We had a relatively quick break-up this year, but still all the damness was not without casualties. It seems that every year all the moisture, combined with the time of year the dogs are blowing-out their old, winter coats, causes a dog or two to develop some time of itchy skin. Usually it’s Pong, who has one of the thickests coats in the kennel, but this year Yodel got the itch. At breakfast she was fine, but by dinner time she had licked all the hair or her hind limbs, so we had to start her on medication and put her in an e-collar for a week. NO dogs like wearing this thing, and she was no exception. She moped around all week.

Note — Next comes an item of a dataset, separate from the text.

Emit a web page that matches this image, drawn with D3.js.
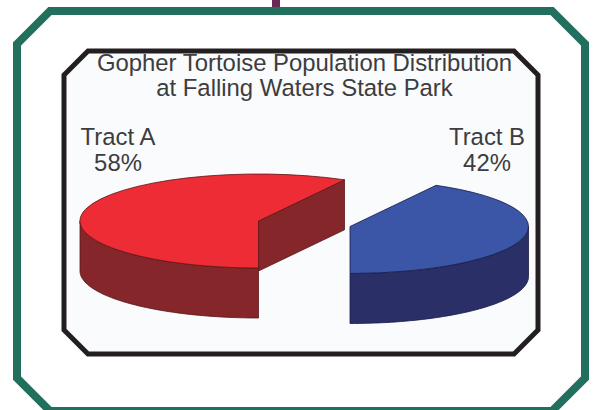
<!DOCTYPE html>
<html>
<head>
<meta charset="utf-8">
<script src="https://cdn.jsdelivr.net/npm/d3@7"></script>
<style>
  html, body { margin: 0; padding: 0; background: #fff; }
  svg { display: block; }
  text { font-family: "Liberation Sans", Arial, sans-serif; fill: #3d3d3f; text-anchor: middle; }
</style>
</head>
<body>
<svg id="chart" width="594" height="410"></svg>
<script>
let titleLines = ['Gopher Tortoise Population Distribution', 'at Falling Waters State Park']
let tracts = ['Tract A', 'Tract B']
let shares = [58, 42]
let topColors = ['#ee2c36', '#3c56a7']
let sideColors = ['#84262a', '#2a2f68']
let edgeColors = ['#5a1518', '#161a45']

const RX = 178.5
const RY = 47
const DEPTH = 50
const FONT = 23.9
// each slice is pulled away from the other one, so it has its own centre
let centers = [[258.5, 221], [350, 226.5]]
let labelSpots = [[118, 145], [487, 145]]
// angle windows where the rim faces the viewer
let frontWindows = [[Math.PI / 2, 3 * Math.PI / 2], [5 * Math.PI / 2, 7 * Math.PI / 2]]

let svg = d3.select('#chart')

// plain octagon with cut corners, listed clockwise from the top left
function frame (x0, y0, x1, y1, cut) {
  return d3.line()([
    [x0, y0 + cut], [x0 + cut, y0], [x1 - cut, y0], [x1, y0 + cut],
    [x1, y1 - cut], [x1 - cut, y1], [x0 + cut, y1], [x0, y1 - cut]
  ]) + 'Z'
}

svg.append('rect').attr('x', 272).attr('y', 0).attr('width', 8).attr('height', 9).attr('fill', '#6a2a57')
svg.append('path').attr('d', frame(17, 11, 585, 411, 33))
  .attr('fill', '#fff').attr('stroke', '#236f5d').attr('stroke-width', 8)
svg.append('path').attr('d', frame(64, 51, 538, 354, 24))
  .attr('fill', '#fafbfd').attr('stroke', '#231f20').attr('stroke-width', 5)

svg.selectAll('text.title').data(titleLines).join('text')
  .attr('class', 'title')
  .attr('x', 304.5)
  .attr('y', (d, i) => 70.5 + i * 25.5)
  .attr('font-size', FONT)
  .text(d => d)

// pie goes clockwise from straight down, Tract A first
let slices = d3.pie().sort(null).startAngle(Math.PI).endAngle(3 * Math.PI)(shares)
let arc = d3.arc().innerRadius(0).outerRadius(1)
let line = d3.line()

function rim (center, angle, drop) {
  return [center[0] + RX * Math.sin(angle), center[1] - RY * Math.cos(angle) + drop]
}

slices.forEach((slice, i) => {
  let c = centers[i]
  let g = svg.append('g').attr('stroke', edgeColors[i]).attr('stroke-width', 0.8).attr('stroke-linejoin', 'round')

  // cut wall, only seen when the slice ends on the right hand side
  if (Math.sin(slice.endAngle) > 1e-6) {
    let end = rim(c, slice.endAngle, 0)
    g.append('path')
      .attr('d', line([c, end, [end[0], end[1] + DEPTH], [c[0], c[1] + DEPTH]]) + 'Z')
      .attr('fill', sideColors[i])
  }

  // front side of the disc
  frontWindows.forEach(w => {
    let from = Math.max(slice.startAngle, w[0])
    let to = Math.min(slice.endAngle, w[1])
    if (from >= to) return
    let steps = d3.range(0, 61).map(k => from + (to - from) * k / 60)
    let upper = steps.map(a => rim(c, a, 0))
    let lower = steps.map(a => rim(c, a, DEPTH)).reverse()
    g.append('path')
      .attr('d', line(upper.concat(lower)) + 'Z')
      .attr('fill', sideColors[i])
  })

  // top face is the unit arc squashed into the ellipse
  g.append('path')
    .attr('d', arc(slice))
    .attr('transform', `translate(${c[0]},${c[1]}) scale(${RX},${RY})`)
    .attr('vector-effect', 'non-scaling-stroke')
    .attr('fill', topColors[i])
})

let labels = svg.selectAll('g.label').data(tracts).join('g')
  .attr('class', 'label')
  .attr('transform', (d, i) => `translate(${labelSpots[i][0]},${labelSpots[i][1]})`)
labels.append('text').attr('font-size', FONT).text(d => d)
labels.append('text').attr('y', 26).attr('font-size', FONT).text((d, i) => shares[i] + '%')
</script>
</body>
</html>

Spring also means a call from the local canneries and fish processors, who are trying to make room in their freezers for all the fresh fish that is about to come in. We usually get thousands of pounds of salmon heads, which are nutritious and REALLY help out with the food bills for the summer, since they are free to us. HOwever, a new company has started up in this area and they now take all the salmon heads from four of the five processors. They grind and boil them down to extract fish oil from them for the vitamin market. This has been a blow for us. We got a lot of salmon this year, but we fear it may be the last year. Insted we may have to turn to cod heads (below), which the dogs eat and enjoy, but they really aren’t as nutritious as the salmon heads.
As has become a summer tradition, feral pheasants (below) have also started to make occassional appearances in the yard, which creates tons of hub-bub for the dogs. Shagoo used to be a pheasant assasin extrordinaire, but as she has been slowing down with age, and her throat reinjured after the cold air fiasco in the CB300, she can’t quite keep her breath to run them down anymore. Twice already this year she has treed the pheasant, but thencouldn’t flush it again to catch it. The treed pheasant is quite comical to watch. It will angrily cluck at all the dogs below, and each time it makes a noise, it is like a squeeky toy to the dogs. The whole gang below (usually Shagoo, jeeves and Dunkel are the most into it) will begin barking and attempting to climb the tree, ripping at the bark with their paws.